In the case of the Iraq invasion, the US didn’t veto a resolution, but rather sought authorisation that it did not get. The UN, if you go by the idea of collective security, should have responded by defending Iraq against this unlawful use of force.
The invasion proved a humanitarian disaster with the loss of more than 400,000 lives, and many believe that it led to the emergence of the terrorist Islamic State.
3. Refugee crises
The UN brokered the 1951 Refugee Convention to address the plight of people displaced in Europe due to World War II; years later, the 1967 Protocol removed time and geographical restrictions so that the Convention can now apply universally (although many countries in Asia have refused to sign it, owing in part to its Eurocentric origins).
Despite these treaties, and the work of the UN High Commission for Refugees, there is somewhere between 30 and 40 million refugees, many of them, such as many Palestinians, living for decades outside their homelands. This is in addition to more than 40 million people displaced within their own countries.
While for a long time refugee numbers were reducing, in recent years, particularly driven by the Syrian conflict, there have been increases in the number of people being displaced.
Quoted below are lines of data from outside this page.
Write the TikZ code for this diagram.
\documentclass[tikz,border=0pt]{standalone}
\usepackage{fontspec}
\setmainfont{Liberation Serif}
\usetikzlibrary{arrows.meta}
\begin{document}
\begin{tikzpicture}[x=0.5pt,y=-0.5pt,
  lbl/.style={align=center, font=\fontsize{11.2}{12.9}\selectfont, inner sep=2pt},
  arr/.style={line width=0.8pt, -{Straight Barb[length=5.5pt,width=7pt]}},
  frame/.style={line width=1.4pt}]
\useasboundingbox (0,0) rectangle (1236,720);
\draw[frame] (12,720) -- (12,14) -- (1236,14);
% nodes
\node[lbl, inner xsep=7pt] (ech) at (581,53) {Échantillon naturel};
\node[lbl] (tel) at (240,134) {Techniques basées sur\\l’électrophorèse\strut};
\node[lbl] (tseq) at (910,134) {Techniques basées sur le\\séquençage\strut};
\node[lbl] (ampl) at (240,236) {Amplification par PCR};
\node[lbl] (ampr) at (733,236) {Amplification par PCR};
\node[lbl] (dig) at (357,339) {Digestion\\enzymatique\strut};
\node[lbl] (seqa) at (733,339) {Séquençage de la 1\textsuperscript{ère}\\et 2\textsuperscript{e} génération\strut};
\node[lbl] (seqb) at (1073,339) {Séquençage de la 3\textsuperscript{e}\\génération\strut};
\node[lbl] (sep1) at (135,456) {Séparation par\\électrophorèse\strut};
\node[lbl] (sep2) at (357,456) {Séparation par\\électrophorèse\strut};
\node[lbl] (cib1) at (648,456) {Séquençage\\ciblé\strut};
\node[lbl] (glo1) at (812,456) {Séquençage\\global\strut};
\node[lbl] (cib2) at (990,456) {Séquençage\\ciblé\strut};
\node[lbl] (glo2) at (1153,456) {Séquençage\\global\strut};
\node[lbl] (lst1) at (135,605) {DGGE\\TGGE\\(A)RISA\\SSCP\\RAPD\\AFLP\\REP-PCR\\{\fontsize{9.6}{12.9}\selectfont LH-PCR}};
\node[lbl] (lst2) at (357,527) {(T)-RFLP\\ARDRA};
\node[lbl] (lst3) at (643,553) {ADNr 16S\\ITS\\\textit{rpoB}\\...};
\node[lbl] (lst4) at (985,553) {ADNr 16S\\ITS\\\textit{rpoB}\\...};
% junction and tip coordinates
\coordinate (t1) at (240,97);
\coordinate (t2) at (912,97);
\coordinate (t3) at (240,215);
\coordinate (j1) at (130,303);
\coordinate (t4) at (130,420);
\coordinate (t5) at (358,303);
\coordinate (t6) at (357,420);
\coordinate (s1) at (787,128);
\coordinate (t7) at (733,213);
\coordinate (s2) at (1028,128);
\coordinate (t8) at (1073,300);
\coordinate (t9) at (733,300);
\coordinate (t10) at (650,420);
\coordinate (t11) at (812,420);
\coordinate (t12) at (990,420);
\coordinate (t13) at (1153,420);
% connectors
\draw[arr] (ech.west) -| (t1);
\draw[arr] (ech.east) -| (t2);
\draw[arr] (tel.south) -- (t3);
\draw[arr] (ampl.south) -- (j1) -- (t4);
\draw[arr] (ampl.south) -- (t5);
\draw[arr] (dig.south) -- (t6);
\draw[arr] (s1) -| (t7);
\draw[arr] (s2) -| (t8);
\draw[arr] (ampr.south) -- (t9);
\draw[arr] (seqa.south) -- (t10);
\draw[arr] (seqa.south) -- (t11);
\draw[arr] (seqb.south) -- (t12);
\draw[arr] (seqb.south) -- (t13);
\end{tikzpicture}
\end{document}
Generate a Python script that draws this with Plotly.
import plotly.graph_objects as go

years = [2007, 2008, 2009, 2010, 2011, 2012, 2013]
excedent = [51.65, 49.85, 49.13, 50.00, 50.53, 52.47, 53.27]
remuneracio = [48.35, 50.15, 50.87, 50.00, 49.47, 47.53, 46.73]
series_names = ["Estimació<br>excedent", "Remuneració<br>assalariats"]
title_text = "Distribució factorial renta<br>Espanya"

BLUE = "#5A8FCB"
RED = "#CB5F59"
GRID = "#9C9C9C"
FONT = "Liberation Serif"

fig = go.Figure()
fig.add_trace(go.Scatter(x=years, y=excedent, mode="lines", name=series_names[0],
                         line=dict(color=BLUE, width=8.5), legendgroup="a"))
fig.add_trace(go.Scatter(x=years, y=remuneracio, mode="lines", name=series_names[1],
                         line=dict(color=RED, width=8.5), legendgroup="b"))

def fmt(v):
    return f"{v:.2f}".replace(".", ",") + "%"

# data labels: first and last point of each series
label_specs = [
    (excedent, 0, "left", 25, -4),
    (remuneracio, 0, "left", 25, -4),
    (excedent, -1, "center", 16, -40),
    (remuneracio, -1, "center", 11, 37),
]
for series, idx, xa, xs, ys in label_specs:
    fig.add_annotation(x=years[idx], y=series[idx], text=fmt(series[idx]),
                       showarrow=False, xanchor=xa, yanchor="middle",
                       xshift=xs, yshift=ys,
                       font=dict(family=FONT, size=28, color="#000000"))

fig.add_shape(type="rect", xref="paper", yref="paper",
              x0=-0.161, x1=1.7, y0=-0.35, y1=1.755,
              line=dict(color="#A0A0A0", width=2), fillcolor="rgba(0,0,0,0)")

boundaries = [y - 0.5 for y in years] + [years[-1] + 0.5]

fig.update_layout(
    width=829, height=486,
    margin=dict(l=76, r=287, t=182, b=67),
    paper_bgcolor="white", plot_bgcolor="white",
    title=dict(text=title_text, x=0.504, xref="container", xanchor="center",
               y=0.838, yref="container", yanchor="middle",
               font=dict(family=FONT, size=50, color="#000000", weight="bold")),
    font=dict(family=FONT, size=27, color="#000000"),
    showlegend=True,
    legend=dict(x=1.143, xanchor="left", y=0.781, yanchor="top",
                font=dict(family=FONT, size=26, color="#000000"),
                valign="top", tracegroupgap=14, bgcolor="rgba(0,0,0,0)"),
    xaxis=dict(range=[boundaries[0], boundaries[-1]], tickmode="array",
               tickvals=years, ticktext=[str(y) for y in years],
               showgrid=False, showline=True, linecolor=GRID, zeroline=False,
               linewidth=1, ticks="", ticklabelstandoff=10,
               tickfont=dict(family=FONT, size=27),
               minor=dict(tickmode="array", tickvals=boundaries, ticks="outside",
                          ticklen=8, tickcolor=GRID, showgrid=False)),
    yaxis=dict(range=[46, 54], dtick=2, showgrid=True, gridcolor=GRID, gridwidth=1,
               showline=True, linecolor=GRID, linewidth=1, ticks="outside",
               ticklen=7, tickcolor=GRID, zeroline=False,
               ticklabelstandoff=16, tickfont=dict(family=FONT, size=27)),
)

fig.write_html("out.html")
During the COVID-19 crisis, boatloads of Rohingya refugees were turned away by port after port. This tragedy has echoes of pre-World War II when ships of Jewish refugees fleeing Nazi Germany were refused entry by multiple countries.
And as a catastrophe of a different kind looms, there is no international framework in place for responding to people who will be displaced by rising seas and other effects of climate change.
4. Conflicts without end
Across the world, there is a shopping list of unresolved civil conflicts and disputed territories.
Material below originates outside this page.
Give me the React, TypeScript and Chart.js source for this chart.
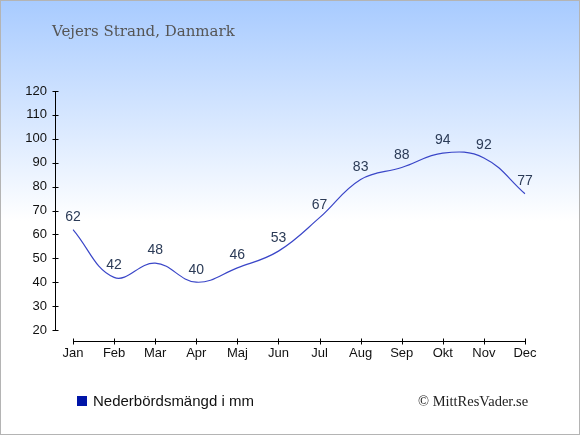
import React, { useEffect, useRef } from "react";
import { Chart, registerables } from "chart.js";

Chart.register(...registerables);

const months = ["Jan", "Feb", "Mar", "Apr", "Maj", "Jun", "Jul", "Aug", "Sep", "Okt", "Nov", "Dec"];
const precipitation = [62, 42, 48, 40, 46, 53, 67, 83, 88, 94, 92, 77];
const yTicks = [20, 30, 40, 50, 60, 70, 80, 90, 100, 110, 120];

const titleText = "Vejers Strand, Danmark";
const legendText = "Nederbördsmängd i mm";
const creditText = "© MittResVader.se";

const axisPlugin = {
  id: "customAxes",
  afterDraw(chart: any) {
    const ctx = chart.ctx;
    const x = chart.scales.x;
    const y = chart.scales.y;
    ctx.save();
    ctx.strokeStyle = "#000";
    ctx.lineWidth = 1;
    const ax = 55.5;
    const yTop = y.getPixelForValue(yTicks[yTicks.length - 1]);
    const yBot = y.getPixelForValue(yTicks[0]);
    ctx.beginPath();
    ctx.moveTo(ax, Math.round(yTop) + 0.5);
    ctx.lineTo(ax, Math.round(yBot) + 0.5);
    for (const v of yTicks) {
      const py = Math.round(y.getPixelForValue(v)) + 0.5;
      ctx.moveTo(ax - 3, py);
      ctx.lineTo(ax + 3, py);
    }
    ctx.stroke();
    const ay = 341.5;
    const x0 = x.getPixelForValue(0);
    const x1 = x.getPixelForValue(months.length - 1);
    ctx.beginPath();
    ctx.moveTo(Math.round(x0) + 0.5, ay);
    ctx.lineTo(Math.round(x1) + 0.5, ay);
    for (let i = 0; i < months.length; i++) {
      const px = Math.round(x.getPixelForValue(i)) + 0.5;
      ctx.moveTo(px, ay - 3);
      ctx.lineTo(px, ay + 3);
    }
    ctx.stroke();
    ctx.restore();
  },
};

const labelPlugin = {
  id: "pointLabels",
  afterDatasetsDraw(chart: any) {
    const ctx = chart.ctx;
    const meta = chart.getDatasetMeta(0);
    ctx.save();
    ctx.font = "14px 'Liberation Sans', Arial, sans-serif";
    ctx.fillStyle = "#2b3b57";
    ctx.textAlign = "center";
    ctx.textBaseline = "middle";
    meta.data.forEach((pt: any, i: number) => {
      ctx.fillText(String(precipitation[i]), pt.x, pt.y - 12.5);
    });
    ctx.restore();
  },
};

export default function App() {
  const ref = useRef<HTMLCanvasElement | null>(null);

  useEffect(() => {
    document.body.style.margin = "0";
    if (!ref.current) return;
    const chart = new Chart(ref.current, {
      type: "line",
      data: {
        labels: months,
        datasets: [
          {
            label: legendText,
            data: precipitation,
            borderColor: "#3a46c8",
            borderWidth: 1.2,
            pointRadius: 0,
            tension: 0.4,
            fill: false,
          },
        ],
      },
      options: {
        animation: false,
        responsive: false,
        maintainAspectRatio: false,
        layout: { padding: { top: 91, right: 55, bottom: 0, left: 0 } },
        plugins: {
          legend: { display: false },
          tooltip: { enabled: false },
          title: { display: false },
        },
        scales: {
          x: {
            type: "category",
            offset: false,
            border: { display: false },
            grid: { display: false, drawTicks: false },
            ticks: {
              padding: 16,
              color: "#111",
              font: { family: "'Liberation Sans', Arial, sans-serif", size: 13 },
              maxRotation: 0,
              autoSkip: false,
            },
            afterFit(scale: any) {
              scale.height = 105;
            },
          },
          y: {
            min: 20,
            max: 120,
            border: { display: false },
            grid: { display: false, drawTicks: false },
            afterBuildTicks(scale: any) {
              scale.ticks = yTicks.map((v) => ({ value: v }));
            },
            ticks: {
              padding: 26,
              color: "#111",
              font: { family: "'Liberation Sans', Arial, sans-serif", size: 13 },
            },
            afterFit(scale: any) {
              scale.width = 73;
            },
          },
        },
      },
      plugins: [axisPlugin, labelPlugin],
    });
    return () => chart.destroy();
  }, []);

  return (
    <div
      style={{
        position: "absolute",
        left: 0,
        top: 0,
        width: 580,
        height: 435,
        boxSizing: "border-box",
        border: "1px solid #b4b4b4",
        background: "linear-gradient(to bottom, #a8cbff 0px, #ffffff 220px, #ffffff 435px)",
        overflow: "hidden",
      }}
    >
      <canvas
        ref={ref}
        width={580}
        height={435}
        style={{ position: "absolute", left: -1, top: -1, width: 580, height: 435 }}
      />
      <div
        style={{
          position: "absolute",
          left: 51,
          top: 20,
          fontFamily: "'DejaVu Serif', Georgia, serif",
          fontSize: 15,
          color: "#555",
          whiteSpace: "nowrap",
          lineHeight: "20px",
        }}
      >
        {titleText}
      </div>
      <div
        style={{
          position: "absolute",
          left: 76,
          top: 390,
          display: "flex",
          alignItems: "center",
          fontFamily: "'Liberation Sans', Arial, sans-serif",
          fontSize: 15,
          color: "#111",
          whiteSpace: "nowrap",
          lineHeight: "20px",
        }}
      >
        <span style={{ display: "inline-block", width: 10, height: 10, background: "#0015a8", marginRight: 6 }} />
        {legendText}
      </div>
      <div
        style={{
          position: "absolute",
          left: 417,
          top: 390,
          fontFamily: "'Liberation Serif', 'Times New Roman', serif",
          fontSize: 14.5,
          color: "#222",
          whiteSpace: "nowrap",
          lineHeight: "20px",
        }}
      >
        {creditText}
      </div>
    </div>
  );
}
Palestine and Kashmir are two of the longest-running failures of the UN to resolve disputed lands. More recent, ongoing conflicts include the civil wars in Syria and Yemen.
The common denominator of unresolved conflicts is either division among the great powers, or a lack of international interest due to the geopolitical stakes not being sufficiently high. For instance, the inaction during the Rwandan civil war in the 1990s was not due to a division among great powers, but rather a lack of political will to engage.
In Syria, by contrast, Russia and the US have opposing interests and back opposing sides: Russia backs the government of the Syrian dictator Bashar al-Assad, whereas the US does not.
5. Acting like it’s 1945
The UN is increasingly out of step with the reality of geopolitics today.
The permanent members of the Security Council reflect the division of power internationally at the end of World War II. The continuing exclusion of Germany, Japan, and rising powers such as India and Indonesia, reflects the failure to reflect the changing balance of power.
Also, bodies such as the IMF and the World Bank, which are part of the UN system, continue to be dominated by the West. In response, China has created potential rival institutions such as the Asian Infrastructure Investment Bank.
Western domination of UN institutions undermines their credibility. However, a more fundamental problem is that institutions designed in 1945 are a poor fit with the systemic global challenges – of which climate change is foremost – that we face today.